JAKARTA, KOMPAS.com - Kementerian Agama diusulkan membentuk struktur khusus setingkat direktorat untuk pembinaan penghayat kepercayaan.
Anggota Komisi VIII DPR Deding Ishak mengatakan, wacana tersebut sudah dibicarakan lintas fraksi di DPR.
"Kalau memang ada keinginan pemerintah melakukan pembinaan dan Kementerian Agama yang melakukan pembinaan penghayat kepercayaan tentu diusulkan setingkat direktorat," kata Deding, saat dihubungi, Rabu (8/11/2017).
Ia mencontohkan, saat ini di Kementerian Agama ada Direktorat Jenderal yang melakukan pembinaan terhadap masing-masing agama, misalnya Dirjen Bimas Islam.
Baca: Kemendagri Butuh Waktu untuk Terapkan Putusan MK Soal Penghayat Kepercayaan
Meskipun, untuk Konghucu saat ini masih berada di bawah Sekretaris Jenderal karena jumlah umat yang belum terlalu banyak.
Hal itu akan dibicarakan dalam rapat kerja Komisi VIII dengan Menteri Agama seusai masa reses DPR.
Namun, untuk pembentukan struktur tersebut Deding menilai perlu untuk menunggu pendataan Kementerian Dalam Negeri terkait penganut kepercayaan tersebut.
"Yang penting bagaimana Kemendagri untuk pendataan dulu," ujar Anggota DPR dari Daerah Pemilihan Jawa Barat III itu.
Dalam putusannya, Majelis Hakim MK berpendapat bahwa kata “agama” dalam Pasal 61 ayat (1) dan Pasal 64 ayat (1) bertentangan dengan UUD 1945 dan tidak mempunyai kekuatan hukum mengikat secara bersyarat sepanjang tidak termasuk penganut aliran kepercayaan.
Baca juga: MK: Hak Penganut Kepercayaan Setara dengan Pemeluk 6 Agama
Artinya, penganut aliran kepercayaan memiliki kedudukan hukum yang sama dengan pemeluk enam agama yang diakui pemerintah, dalam memperoleh hak terkait administrasi kependudukan.
"Majelis Hakim mengabulkan permohonan para Pemohon untuk seluruhnya.
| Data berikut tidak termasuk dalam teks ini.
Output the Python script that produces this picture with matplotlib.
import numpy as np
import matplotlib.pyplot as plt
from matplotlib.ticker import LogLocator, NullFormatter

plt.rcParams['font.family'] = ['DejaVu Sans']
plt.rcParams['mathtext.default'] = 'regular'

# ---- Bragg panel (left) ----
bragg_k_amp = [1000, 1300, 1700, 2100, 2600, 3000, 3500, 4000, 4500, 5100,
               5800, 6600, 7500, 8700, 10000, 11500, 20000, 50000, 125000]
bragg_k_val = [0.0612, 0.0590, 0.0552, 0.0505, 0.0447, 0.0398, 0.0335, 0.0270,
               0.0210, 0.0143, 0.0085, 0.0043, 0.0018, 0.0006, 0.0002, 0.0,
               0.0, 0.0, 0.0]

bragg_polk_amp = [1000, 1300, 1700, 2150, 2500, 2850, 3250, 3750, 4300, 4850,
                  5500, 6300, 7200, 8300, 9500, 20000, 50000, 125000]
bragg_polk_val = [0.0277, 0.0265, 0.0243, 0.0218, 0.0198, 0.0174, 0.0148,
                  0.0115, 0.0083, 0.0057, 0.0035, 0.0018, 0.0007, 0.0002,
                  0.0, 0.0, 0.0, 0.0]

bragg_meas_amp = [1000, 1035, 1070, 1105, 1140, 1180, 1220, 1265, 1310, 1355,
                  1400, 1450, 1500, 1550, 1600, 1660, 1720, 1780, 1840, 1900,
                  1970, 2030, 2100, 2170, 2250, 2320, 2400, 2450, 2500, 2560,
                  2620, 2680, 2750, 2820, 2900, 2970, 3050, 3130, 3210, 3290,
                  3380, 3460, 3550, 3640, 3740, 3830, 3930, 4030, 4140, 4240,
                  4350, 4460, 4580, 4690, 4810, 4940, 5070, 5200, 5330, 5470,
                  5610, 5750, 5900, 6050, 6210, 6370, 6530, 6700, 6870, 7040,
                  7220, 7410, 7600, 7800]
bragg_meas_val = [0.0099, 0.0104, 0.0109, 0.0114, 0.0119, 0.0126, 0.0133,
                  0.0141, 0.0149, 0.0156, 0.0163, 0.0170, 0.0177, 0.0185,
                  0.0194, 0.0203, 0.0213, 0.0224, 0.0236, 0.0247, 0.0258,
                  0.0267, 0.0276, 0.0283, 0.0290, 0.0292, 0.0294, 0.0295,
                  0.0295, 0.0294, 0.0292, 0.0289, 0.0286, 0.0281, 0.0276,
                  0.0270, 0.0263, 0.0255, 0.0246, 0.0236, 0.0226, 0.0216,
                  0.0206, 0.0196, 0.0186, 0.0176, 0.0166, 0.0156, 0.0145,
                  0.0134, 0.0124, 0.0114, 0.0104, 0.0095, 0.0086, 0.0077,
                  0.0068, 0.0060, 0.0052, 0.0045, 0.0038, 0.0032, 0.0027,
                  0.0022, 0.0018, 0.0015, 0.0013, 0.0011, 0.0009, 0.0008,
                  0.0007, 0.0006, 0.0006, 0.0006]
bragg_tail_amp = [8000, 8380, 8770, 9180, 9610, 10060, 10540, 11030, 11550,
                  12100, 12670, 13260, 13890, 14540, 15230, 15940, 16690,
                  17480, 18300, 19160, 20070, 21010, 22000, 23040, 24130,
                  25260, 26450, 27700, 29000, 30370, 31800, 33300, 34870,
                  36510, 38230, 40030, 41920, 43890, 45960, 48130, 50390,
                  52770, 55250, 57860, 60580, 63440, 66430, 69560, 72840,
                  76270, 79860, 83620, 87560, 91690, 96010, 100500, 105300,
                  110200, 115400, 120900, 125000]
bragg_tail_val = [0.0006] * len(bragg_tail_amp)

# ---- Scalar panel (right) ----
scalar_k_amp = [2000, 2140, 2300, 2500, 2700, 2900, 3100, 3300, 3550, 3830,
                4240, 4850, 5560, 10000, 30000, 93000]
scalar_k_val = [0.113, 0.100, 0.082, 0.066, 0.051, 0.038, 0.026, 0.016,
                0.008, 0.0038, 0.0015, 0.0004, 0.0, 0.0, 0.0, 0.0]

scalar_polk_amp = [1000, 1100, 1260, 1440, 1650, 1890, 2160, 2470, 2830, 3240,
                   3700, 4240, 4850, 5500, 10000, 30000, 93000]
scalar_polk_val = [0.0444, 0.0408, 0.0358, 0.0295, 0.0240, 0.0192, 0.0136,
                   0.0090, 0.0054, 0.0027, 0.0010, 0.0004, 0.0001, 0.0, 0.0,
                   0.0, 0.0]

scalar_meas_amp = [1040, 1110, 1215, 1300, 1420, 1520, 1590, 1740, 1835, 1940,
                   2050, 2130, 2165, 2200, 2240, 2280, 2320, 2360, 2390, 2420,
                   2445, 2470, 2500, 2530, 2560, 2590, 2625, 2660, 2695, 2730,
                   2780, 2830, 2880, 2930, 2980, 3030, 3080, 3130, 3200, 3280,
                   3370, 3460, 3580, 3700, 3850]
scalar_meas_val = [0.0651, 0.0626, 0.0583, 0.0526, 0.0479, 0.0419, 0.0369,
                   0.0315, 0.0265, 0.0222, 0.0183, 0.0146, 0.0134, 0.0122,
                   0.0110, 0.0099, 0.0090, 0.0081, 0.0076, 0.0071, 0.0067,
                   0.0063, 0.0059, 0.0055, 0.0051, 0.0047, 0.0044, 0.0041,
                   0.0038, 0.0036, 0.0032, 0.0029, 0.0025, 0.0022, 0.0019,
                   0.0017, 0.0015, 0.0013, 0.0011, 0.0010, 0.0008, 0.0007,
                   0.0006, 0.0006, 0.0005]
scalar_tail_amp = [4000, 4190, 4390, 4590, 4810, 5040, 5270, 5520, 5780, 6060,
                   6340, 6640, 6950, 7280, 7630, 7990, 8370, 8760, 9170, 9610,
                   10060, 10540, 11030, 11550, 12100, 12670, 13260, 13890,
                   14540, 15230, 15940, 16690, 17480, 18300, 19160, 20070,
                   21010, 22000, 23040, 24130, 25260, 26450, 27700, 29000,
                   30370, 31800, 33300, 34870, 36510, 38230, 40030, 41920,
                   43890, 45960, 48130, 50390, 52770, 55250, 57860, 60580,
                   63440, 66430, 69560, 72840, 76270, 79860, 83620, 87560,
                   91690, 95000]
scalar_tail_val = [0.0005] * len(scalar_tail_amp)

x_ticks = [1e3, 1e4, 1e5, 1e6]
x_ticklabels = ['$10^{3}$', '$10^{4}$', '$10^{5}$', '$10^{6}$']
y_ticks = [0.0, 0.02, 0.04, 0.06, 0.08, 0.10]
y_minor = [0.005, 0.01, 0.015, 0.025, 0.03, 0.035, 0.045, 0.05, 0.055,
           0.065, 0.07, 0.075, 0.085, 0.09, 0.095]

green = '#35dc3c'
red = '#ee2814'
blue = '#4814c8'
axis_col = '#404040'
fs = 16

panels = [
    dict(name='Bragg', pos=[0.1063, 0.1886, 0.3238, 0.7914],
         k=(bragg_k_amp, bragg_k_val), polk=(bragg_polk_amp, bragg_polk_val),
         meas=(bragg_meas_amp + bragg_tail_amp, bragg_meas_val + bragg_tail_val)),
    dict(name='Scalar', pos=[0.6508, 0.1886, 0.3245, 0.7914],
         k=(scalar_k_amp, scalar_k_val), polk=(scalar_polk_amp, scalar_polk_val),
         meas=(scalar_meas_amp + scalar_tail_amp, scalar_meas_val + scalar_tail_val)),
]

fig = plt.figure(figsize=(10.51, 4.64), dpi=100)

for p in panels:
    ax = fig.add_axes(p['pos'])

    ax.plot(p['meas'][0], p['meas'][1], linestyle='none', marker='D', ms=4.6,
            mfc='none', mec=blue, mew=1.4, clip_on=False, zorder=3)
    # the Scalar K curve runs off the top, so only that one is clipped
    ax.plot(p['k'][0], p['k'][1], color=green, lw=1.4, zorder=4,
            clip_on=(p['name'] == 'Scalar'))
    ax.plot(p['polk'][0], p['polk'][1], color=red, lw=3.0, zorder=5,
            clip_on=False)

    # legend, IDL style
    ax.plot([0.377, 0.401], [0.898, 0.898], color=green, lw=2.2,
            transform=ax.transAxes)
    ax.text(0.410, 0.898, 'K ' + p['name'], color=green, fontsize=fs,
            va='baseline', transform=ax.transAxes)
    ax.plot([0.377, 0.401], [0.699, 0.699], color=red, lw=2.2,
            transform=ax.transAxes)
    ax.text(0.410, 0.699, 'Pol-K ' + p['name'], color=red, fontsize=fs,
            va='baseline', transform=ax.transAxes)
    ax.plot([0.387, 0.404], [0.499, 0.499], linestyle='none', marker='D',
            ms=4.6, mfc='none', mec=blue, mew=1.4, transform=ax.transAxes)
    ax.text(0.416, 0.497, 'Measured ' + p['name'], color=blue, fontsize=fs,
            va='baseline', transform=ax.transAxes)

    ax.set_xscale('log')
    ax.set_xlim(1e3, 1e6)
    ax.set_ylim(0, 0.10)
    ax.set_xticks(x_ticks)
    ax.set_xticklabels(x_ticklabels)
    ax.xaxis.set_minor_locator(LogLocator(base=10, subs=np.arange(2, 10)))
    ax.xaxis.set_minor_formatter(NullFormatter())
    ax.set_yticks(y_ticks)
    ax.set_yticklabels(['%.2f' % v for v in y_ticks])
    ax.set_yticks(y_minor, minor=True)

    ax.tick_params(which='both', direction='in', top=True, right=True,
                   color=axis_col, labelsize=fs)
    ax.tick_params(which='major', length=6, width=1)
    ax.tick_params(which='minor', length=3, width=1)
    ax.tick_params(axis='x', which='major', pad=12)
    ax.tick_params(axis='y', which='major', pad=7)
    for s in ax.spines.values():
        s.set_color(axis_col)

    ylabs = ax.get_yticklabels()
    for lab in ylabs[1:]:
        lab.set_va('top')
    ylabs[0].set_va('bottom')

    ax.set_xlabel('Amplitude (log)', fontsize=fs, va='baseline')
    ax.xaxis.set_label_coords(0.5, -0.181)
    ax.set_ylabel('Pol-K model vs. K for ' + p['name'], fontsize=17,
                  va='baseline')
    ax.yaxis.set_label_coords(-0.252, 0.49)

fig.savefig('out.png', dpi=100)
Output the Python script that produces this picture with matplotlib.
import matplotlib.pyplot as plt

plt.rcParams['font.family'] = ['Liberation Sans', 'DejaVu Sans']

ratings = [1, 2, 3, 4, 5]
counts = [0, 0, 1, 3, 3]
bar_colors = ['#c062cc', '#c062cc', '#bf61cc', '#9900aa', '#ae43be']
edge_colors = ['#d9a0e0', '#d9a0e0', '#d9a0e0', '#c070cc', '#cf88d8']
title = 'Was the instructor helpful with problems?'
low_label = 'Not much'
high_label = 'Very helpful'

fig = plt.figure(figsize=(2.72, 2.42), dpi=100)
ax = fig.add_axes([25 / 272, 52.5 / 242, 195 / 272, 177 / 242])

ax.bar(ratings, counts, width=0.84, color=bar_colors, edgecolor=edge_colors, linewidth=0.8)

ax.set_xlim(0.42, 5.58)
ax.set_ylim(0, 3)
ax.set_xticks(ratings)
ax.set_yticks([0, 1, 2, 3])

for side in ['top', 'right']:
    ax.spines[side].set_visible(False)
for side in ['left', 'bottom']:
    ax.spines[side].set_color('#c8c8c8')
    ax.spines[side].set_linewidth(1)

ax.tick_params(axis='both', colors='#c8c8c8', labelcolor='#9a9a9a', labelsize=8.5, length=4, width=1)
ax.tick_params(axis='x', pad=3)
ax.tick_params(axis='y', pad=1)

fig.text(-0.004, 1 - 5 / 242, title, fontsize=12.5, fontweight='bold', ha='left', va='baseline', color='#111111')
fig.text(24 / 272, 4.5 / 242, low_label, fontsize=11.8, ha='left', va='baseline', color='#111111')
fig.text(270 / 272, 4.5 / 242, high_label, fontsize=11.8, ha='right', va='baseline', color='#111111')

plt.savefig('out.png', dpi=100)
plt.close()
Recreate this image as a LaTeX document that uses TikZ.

Kedua, menyatakan kata 'agama' dalam Pasal 61 ayat (1) dan Pasal 64 ayat (1) Undang-Undang Nomor 23 Tahun 2006 tentang Administrasi Kependudukan sebagaimana telah diubah dengan Undang-Undang Nomor 24 Tahun 2013 tentang Perubahan Atas Undang-Undang Nomor 23 Tahun 2006 bertentangan dengan UUD 1945 dan tidak mempunyai kekuatan hukum mengikat secara bersyarat sepanjang tidak termasuk aliran kepercayaan," ujar Ketua MK Arief Hidayat.
Selain itu, MK memutuskan pasal 61 Ayat (2) dan pasal 64 ayat (5) UU Adminduk bertentangan dengan UUD 1945 dan tidak mempunyai kekuatan hukum mengikat.
MK menyatakan bahwa status penghayat kepercayaan dapat dicantumkam dalam kolom agama di KK dan e-KTP tanpa perlu merinci aliran kepercayaan yang dianutnya.
Hal tersebut diperlukan untuk mewujudkan tertib administrasi kependudukan mengingat jumlah penghayat kepercayaan dalam masyarakat Indonesia sangat banyak dan beragam.